Use Cases vs Capabilities
14 Jan 2024 » Opinion
First post of 2024! Throughout my career at Adobe, I have seen from time to time a conflict between the two potential approaches when implementing a new technology: base it on use cases or base it on capabilities. I have a very hard time when I have to face this discussion with my customers, as I understand both sides and see the benefits of both approaches. However, the choice will have a deep impact on the future usage of the tool.
I would like to start with the definitions. These are the definitions that I have liked the most, found somewhere in the wilderness of the Internet:
A description of a potential scenario in which a system receives an external request (such as user input) and responds to it.
The capacity to be used, treated, or developed for a specific purpose.
Let me draw your attention to two key differences between these two definitions:
- The concept of use case focuses on the end user, while a capability is centered around the technology.
- A use case is more specific, whereas a capability is more generic.
Now that we have done the introductions, let’s go to the reason for this post, the conflict between these two approaches.
When we start the implementation of an Adobe tool, we ask the customer for their use cases. Our statement of work is usually very specific about the number of use cases and their complexity. We also have strategists and business consultants to help the customer with their use cases.
However, many customers request that we just enable the capability and that they will take care of everything else. In the case of AEP, for example, this means that the customer wants to dump all their data into AEP and decide what they want to do with it in the future. This is typical of many IT departments, but I have also heard it from the marketing team. They claim that they do not want to be constrained by a data model built only for a limited number of use cases.
As I said at the beginning, I have an issue with the conflict between the previous two paragraphs. I completely understand the customers’ request to just enable the capability and I would love to do just that.

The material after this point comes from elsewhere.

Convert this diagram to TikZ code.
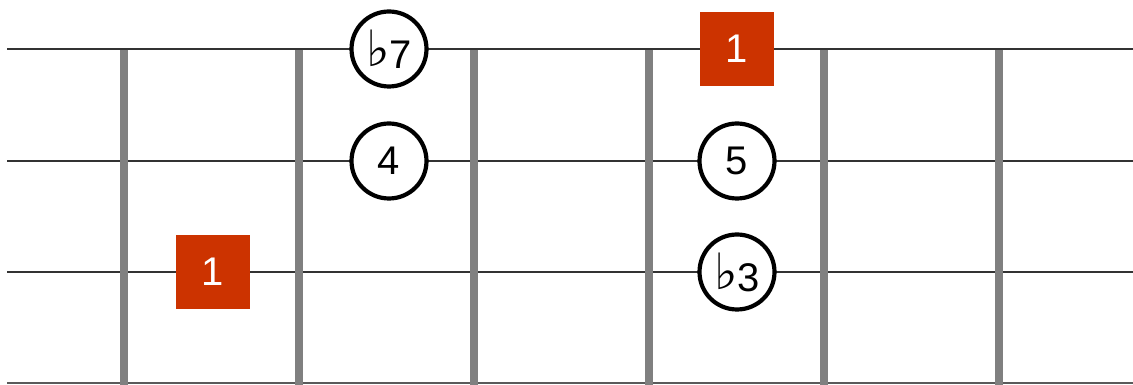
\documentclass[tikz,border=0pt]{standalone}
\usepackage{fontspec}
\setmainfont{Liberation Sans}
\newfontfamily\symfont{DejaVu Sans}
\usetikzlibrary{
  positioning,
  calc
}
\definecolor{fbRoot}{HTML}{CC3300}
\definecolor{fbFret}{HTML}{808080}
\definecolor{fbString}{HTML}{333333}
\newcommand{\flt}{\raisebox{2pt}{\symfont\fontsize{50}{40}\selectfont ♭}}
\tikzset{
  fbstring/.style={line width=1.8pt, fbString},
  fbfret/.style={line width=8pt, fbFret},
  tone/.style={
    draw, circle, line width=4.2pt, fill=white, minimum size=75pt,
    inner sep=0pt, font=\fontsize{40}{40}\selectfont
  },
  root/.style={
    rectangle, fill=fbRoot, minimum size=74pt, inner sep=0pt,
    text=white, font=\fontsize{40}{40}\selectfont
  }
}

\begin{document}
\begin{tikzpicture}[x=1pt, y=1pt]
  \useasboundingbox (0,0) rectangle (1133,385);
  % strings
  \draw[fbstring] (7,336) -- (1133,336);
  \draw[fbstring] (7,224) -- (1133,224);
  \draw[fbstring] (7,113) -- (1133,113);
  \draw[fbstring, fbFret!70!black] (7,2) -- (1133,2);
  % frets
  \draw[fbfret] (124,335) -- (124,0);
  \draw[fbfret] (299,335) -- (299,0);
  \draw[fbfret] (474,335) -- (474,0);
  \draw[fbfret] (649,335) -- (649,0);
  \draw[fbfret] (824,335) -- (824,0);
  \draw[fbfret] (999,335) -- (999,0);
  % notes
  \node[tone] (b7) at (389,336) {\flt\kern-1pt 7};
  \node[tone] (f4) at (389,224) {4};
  \node[root] (r2) at (737,336) {1};
  \node[tone] (f5) at (737,224) {5};
  \node[tone] (b3) at (737,113) {\flt\kern-1pt 3};
  \node[root] (r1) at (213,113) {1};
\end{tikzpicture}
\end{document}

It is always a pain if you have implemented a solution for N use cases and, later, you get a new one that does not fit the existing implementation. Would it not be great if there was a generic enough implementation that supported all present and future use cases?
To illustrate why the approach of just delivering capabilities does not work, let me share some examples.
Many years ago, I was working with a European customer. Our main stakeholder was the IT department. They wanted me to build the architecture for their Adobe Experience Cloud. This was before the Adobe Experience Platform (AEP) existed. We repeatedly asked the IT director to speak with the marketing team, but he did not allow us to do so. After many months in the project, we had made very little progress and there was zero adoption. I know that, after I left the project, there was some very limited engagement with the marketing department, which allowed us to progress only a bit.
Another example I have is a retailer who did a full AEP implementation with a partner. They just modeled AEP to mimic their internal CRM database. When they offered the capability to the business, none of the use cases the business came up with could be delivered.
For the last example, I will refer to non-Adobe technology. I wanted to showcase this other technology so that it is clear that this is not an Adobe issue. There is this popular Enterprise Resource Planner (ERP), who everybody I spoke with in the past, would tell me about the limitations of this technology and how frustrated they were. They wanted to do something and the ERP could not do it, no matter how basic the ask was. Then, I spoke with an acquaintance, who works as an implementation consultant of this technology. It turns out that, during the discovery phase, customers do not usually provide enough details about what they want, so she has to guess some parameters or use typical values. My take is that these customers think that the obvious requirements do not need to be spelled out. The end result is that the implementation often lacks features the customers are expecting.
Always start with the use cases
The Adobe consulting team has seen too many times how just enabling the capability does not work. Our collective experience has shown us that the best results are achieved when implementations are based on use cases.
If you need some munition to convince your stakeholders, here you have some ideas:
- You will have seen how I like to often start my posts with the why. Well, the use cases encapsulate this why, the reason behind the implementation. A capability has no concept of why.
- With use cases, you have a goal and it can be measured. Once a use case is delivered, it can be pushed to production and metrics can be gathered. These metrics can be used to calculate a return on the investment. It is way harder to come up with metrics for a capability and, more often than not, none exist.
- The key to the success of any new technology is adoption. We need to build what the marketing team needs and the way to articulate these needs is through use cases.
- There is always the option to expand in the future. I know that AEP is not the best tool to modify an existing implementation, but the same can be said of any complex tool.
- What is better, to have an amazing capability that nobody uses or an implementation that only caters to N use cases, but which are bringing a lot of revenue to the company?